Еврейство мое и впрямь сугубо этническое. К иудейской религии не привержен, национальных традиций не соблюдаю, из идиша знаю только неприличные словечки бабы Муси, а что до иврита, то в 2015 году я мог разве что отличить его на слух от арабского. Самое еврейское, что во мне есть, это генотип с фенотипом, любовь к гефилте фиш и песням сестер Бэрри, ну и пресловутая жестоковыйность. Свое природное упрямство мне удобней считать неистребимой родовой чертой.

Фразу «я человек русской культуры» Сталин, якобы произнесший ее в ответ на предложение посетить декаду грузинского искусства, отчасти дискредитировал. Тем не менее, это чистая правда: я вырос на русских книгах, слушал русские песни, смотрел русские мультфильмы и могу декламировать наизусть только русские стихи. Я думаю, говорю и пишу на русском языке. У вас, читатель, видимо та же история, иначе с чего бы вам углубляться в этот текст?

С гордостью именовать себя гражданином Украины в 2015-м было легко и естественно. Отвоеванная свобода пьянила, общество выглядело как никогда единым, путь в Европу казался ковровой дорожкой, русский язык и русская культура еще не подвергались жестоким гонениям, патриотический подъем был далек от превращения в угар.

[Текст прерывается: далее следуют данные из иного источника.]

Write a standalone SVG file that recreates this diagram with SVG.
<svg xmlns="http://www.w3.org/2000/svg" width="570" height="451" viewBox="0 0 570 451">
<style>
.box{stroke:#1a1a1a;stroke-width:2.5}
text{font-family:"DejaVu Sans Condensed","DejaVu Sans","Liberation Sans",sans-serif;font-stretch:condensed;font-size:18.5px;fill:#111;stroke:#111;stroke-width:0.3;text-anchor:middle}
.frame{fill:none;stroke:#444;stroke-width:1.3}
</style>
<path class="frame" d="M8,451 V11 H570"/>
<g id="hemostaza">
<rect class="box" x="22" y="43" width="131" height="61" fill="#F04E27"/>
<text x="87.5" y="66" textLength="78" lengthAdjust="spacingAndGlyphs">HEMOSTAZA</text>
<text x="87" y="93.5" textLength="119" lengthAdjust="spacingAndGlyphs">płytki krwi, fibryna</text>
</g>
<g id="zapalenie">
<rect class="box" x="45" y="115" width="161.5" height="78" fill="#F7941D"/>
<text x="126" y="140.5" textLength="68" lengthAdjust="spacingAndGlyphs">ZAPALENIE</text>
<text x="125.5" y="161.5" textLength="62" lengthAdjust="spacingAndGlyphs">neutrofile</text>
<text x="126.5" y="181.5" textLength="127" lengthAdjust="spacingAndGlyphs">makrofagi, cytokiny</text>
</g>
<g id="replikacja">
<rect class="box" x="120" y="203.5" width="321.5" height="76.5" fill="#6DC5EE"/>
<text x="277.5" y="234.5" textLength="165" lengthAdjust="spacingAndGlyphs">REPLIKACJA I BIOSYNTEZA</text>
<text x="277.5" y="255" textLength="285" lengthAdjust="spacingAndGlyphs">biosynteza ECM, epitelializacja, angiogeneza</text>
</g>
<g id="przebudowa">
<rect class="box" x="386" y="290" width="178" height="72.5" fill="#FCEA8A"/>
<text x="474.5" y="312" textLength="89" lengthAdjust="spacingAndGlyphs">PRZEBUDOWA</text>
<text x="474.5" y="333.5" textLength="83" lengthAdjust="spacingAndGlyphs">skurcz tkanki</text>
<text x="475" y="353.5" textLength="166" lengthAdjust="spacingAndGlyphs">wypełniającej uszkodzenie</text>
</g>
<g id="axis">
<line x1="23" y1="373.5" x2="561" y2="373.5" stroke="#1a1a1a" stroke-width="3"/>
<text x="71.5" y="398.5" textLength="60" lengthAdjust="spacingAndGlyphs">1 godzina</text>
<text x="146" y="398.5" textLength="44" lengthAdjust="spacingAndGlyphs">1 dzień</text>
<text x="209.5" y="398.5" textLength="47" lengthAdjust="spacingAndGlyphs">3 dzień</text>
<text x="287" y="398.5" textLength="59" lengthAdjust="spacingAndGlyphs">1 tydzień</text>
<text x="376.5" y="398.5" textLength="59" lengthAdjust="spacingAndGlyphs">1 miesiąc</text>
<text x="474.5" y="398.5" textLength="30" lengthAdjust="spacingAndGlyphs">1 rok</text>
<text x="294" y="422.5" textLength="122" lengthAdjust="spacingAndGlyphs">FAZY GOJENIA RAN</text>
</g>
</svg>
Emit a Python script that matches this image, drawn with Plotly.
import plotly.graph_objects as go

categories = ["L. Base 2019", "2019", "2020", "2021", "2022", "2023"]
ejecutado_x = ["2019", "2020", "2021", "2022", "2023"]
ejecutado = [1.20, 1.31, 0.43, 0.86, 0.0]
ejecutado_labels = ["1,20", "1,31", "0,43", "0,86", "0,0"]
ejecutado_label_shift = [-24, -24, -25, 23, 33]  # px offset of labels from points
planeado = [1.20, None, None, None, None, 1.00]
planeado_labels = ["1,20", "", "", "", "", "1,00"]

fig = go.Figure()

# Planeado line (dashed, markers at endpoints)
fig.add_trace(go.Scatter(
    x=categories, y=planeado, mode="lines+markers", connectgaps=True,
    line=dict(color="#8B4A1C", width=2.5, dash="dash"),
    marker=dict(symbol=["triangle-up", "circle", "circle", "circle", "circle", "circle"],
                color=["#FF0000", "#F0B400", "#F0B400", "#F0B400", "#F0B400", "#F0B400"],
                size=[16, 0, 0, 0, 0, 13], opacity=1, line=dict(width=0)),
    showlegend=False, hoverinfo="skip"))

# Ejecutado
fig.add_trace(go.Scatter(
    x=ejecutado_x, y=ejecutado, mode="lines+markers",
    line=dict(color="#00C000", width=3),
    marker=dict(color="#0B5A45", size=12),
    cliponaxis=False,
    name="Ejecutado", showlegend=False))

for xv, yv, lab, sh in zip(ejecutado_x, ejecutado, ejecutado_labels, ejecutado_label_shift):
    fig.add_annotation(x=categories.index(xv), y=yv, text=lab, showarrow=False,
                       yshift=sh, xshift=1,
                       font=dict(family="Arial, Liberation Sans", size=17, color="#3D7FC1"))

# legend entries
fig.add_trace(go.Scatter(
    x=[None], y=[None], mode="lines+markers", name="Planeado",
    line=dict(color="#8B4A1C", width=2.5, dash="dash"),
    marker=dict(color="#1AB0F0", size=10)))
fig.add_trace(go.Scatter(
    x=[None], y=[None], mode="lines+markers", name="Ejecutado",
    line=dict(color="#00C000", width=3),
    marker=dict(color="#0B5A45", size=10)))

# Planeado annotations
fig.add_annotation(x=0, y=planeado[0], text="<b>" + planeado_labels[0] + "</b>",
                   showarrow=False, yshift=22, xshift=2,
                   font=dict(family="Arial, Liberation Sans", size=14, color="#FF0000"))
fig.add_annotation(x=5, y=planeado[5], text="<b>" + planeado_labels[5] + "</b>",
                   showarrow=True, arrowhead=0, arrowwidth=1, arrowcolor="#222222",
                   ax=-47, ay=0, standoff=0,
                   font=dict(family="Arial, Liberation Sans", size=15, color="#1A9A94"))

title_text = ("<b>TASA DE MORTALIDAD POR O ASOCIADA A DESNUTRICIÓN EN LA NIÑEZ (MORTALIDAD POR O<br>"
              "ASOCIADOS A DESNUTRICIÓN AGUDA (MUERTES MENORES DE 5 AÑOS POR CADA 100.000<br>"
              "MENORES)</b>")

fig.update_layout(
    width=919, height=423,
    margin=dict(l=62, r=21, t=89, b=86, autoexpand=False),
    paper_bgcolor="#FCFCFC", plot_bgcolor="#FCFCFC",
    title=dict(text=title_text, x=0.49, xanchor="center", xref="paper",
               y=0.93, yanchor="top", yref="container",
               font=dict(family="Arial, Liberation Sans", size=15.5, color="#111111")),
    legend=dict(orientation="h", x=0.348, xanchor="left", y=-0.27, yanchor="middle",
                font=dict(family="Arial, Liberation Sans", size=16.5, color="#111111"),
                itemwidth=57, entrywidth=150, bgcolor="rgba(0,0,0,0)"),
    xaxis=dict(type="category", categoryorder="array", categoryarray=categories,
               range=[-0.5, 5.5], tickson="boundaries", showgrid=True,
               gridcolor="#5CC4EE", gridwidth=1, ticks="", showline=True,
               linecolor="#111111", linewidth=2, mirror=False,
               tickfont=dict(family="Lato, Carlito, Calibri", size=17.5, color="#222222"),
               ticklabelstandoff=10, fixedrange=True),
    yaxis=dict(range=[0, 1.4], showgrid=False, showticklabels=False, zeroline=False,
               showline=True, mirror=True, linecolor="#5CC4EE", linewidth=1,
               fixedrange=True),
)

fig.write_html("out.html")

С тех пор моя сложносочиненная самоидентификация треснула по всем швам. Хотя ее составляющие никуда не делись.

Мое этническое происхождение, ясное дело, не изменилось. Но с переездом в Израиль я стал чувствовать себя еще меньшим евреем, чем раньше. Глядя на ортодоксов в черной униформе, я думаю только о том, что с этими людьми у меня нет ничего общего. На иврите я изъясняюсь куда хуже, чем мой шестилетний внучатый племянник. Я безмерно благодарен государству за все, что оно для меня сделало, но назвать себя полноценным израильтянином не осмелюсь.

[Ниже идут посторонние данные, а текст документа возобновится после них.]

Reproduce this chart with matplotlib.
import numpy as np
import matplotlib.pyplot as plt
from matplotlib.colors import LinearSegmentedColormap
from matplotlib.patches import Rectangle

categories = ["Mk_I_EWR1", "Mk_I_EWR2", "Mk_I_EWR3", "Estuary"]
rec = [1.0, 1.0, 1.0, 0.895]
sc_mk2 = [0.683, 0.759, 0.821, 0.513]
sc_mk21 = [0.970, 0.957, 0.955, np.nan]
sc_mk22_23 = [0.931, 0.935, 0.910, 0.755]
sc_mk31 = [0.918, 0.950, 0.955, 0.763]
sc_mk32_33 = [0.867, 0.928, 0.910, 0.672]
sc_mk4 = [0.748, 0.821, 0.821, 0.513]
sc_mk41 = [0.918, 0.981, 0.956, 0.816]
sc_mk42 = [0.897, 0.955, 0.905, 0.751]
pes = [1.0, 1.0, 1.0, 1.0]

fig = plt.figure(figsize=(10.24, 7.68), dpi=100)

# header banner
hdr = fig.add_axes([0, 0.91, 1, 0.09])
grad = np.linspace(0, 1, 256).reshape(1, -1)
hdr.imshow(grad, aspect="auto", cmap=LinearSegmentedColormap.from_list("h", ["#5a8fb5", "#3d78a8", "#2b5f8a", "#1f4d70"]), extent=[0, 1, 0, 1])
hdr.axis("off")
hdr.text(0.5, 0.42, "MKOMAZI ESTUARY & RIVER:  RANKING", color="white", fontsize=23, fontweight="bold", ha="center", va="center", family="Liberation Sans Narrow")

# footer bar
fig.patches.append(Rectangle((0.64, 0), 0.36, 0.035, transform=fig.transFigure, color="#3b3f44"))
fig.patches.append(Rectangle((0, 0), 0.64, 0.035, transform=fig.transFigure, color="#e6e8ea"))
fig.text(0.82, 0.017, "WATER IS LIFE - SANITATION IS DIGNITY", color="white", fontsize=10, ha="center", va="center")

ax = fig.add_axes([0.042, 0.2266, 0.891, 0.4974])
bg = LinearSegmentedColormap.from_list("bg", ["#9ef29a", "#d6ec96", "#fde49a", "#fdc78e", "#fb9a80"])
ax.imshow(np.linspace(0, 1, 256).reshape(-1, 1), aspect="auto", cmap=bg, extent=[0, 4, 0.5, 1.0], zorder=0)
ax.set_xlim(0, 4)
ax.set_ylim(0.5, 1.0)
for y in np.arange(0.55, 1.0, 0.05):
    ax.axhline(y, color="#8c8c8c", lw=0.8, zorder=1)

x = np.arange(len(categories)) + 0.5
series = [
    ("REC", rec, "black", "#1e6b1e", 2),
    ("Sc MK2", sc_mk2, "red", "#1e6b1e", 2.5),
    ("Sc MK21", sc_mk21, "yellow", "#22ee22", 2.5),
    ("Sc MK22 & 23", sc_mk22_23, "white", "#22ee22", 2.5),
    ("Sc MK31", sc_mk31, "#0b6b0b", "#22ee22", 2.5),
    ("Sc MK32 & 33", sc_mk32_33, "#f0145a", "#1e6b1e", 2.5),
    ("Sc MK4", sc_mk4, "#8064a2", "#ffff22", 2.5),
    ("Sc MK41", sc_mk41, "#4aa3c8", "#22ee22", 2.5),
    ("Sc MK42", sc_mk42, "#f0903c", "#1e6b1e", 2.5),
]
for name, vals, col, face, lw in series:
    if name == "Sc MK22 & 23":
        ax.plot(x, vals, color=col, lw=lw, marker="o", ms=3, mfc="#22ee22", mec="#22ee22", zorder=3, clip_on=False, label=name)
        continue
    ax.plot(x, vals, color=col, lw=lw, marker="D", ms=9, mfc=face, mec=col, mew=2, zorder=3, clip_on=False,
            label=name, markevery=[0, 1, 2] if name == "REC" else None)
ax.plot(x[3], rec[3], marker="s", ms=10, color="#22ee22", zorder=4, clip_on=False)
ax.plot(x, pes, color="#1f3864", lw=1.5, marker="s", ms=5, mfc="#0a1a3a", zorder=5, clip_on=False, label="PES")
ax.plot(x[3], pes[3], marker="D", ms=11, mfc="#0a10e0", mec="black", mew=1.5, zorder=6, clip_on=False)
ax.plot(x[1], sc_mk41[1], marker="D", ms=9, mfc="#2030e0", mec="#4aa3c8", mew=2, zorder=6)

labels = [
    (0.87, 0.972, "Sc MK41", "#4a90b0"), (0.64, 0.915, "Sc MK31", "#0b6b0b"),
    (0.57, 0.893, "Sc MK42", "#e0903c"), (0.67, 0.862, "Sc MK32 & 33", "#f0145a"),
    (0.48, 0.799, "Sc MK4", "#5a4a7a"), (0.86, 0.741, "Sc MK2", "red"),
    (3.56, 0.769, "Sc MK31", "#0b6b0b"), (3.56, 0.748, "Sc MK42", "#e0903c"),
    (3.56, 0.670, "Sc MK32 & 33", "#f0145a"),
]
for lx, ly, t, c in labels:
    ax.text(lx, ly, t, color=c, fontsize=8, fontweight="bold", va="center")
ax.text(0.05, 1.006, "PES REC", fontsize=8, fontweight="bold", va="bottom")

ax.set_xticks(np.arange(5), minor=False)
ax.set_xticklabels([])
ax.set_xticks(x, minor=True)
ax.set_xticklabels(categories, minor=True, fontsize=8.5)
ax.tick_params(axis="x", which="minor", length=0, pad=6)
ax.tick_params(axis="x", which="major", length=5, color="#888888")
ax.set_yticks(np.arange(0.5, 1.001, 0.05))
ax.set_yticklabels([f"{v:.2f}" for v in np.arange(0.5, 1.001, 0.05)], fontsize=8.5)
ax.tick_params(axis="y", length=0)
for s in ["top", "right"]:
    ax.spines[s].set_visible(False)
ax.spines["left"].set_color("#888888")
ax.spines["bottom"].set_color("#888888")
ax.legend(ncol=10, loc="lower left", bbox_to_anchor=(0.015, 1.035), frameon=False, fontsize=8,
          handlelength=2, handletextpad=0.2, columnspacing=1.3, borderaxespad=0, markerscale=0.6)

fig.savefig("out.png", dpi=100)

Принадлежность к русской культуре сейчас чуть ли не клеймо. В Украине она считается оружием ненавистной империи, «великий и могучий» объявлен безусловным злом; между Пушкиным и Путиным нарисован жирный знак равенства. В России ситуация не менее печальна: все лучшее, что есть в современной русской литературе и искусстве, там пытаются уничтожить. Грустная шутка «чтобы быть человеком русской культуры, сейчас нужно жить в Израиле» уже навязла у меня на зубах, но я не перестаю ее повторять.

Гражданств у меня теперь два, что никак не упрощает мою идентичность. Останавливаться на этой теме мне бы не хотелось — слишком уж она политическая, а мы тут вроде бы о литературе.

Кстати, о литературе. Первая книга в нынешнем обзоре — это «Нож» Салмана Рушди. Индийца из мусульманской семьи, при этом убежденного атеиста и врага исламских радикалов, гражданина Великобритании и США, жителя сперва Бомбея, потом Лондона, а теперь Нью-Йорка, человека со сложной идентичностью. Каковая, если судить по книгам писателя, ни разу не является для него проблемой.

Существует масса самых разных идентификаций. Можно быть европейцем или азиатом, иудеем или христианином, гражданином Австрии или Австралии, цисгендерным мужчиной или небинарной личностью, вегетарианцем или либертарианцем, журналистом или трактористом. Каждая из этих дефиниций столь же информативна, сколь и обманчива.

Одиссей на вопрос Полифема ответил, что его зовут Никто. Тоже претенциозно, но такой ответ позволил ему выйти живым из пещеры людоеда.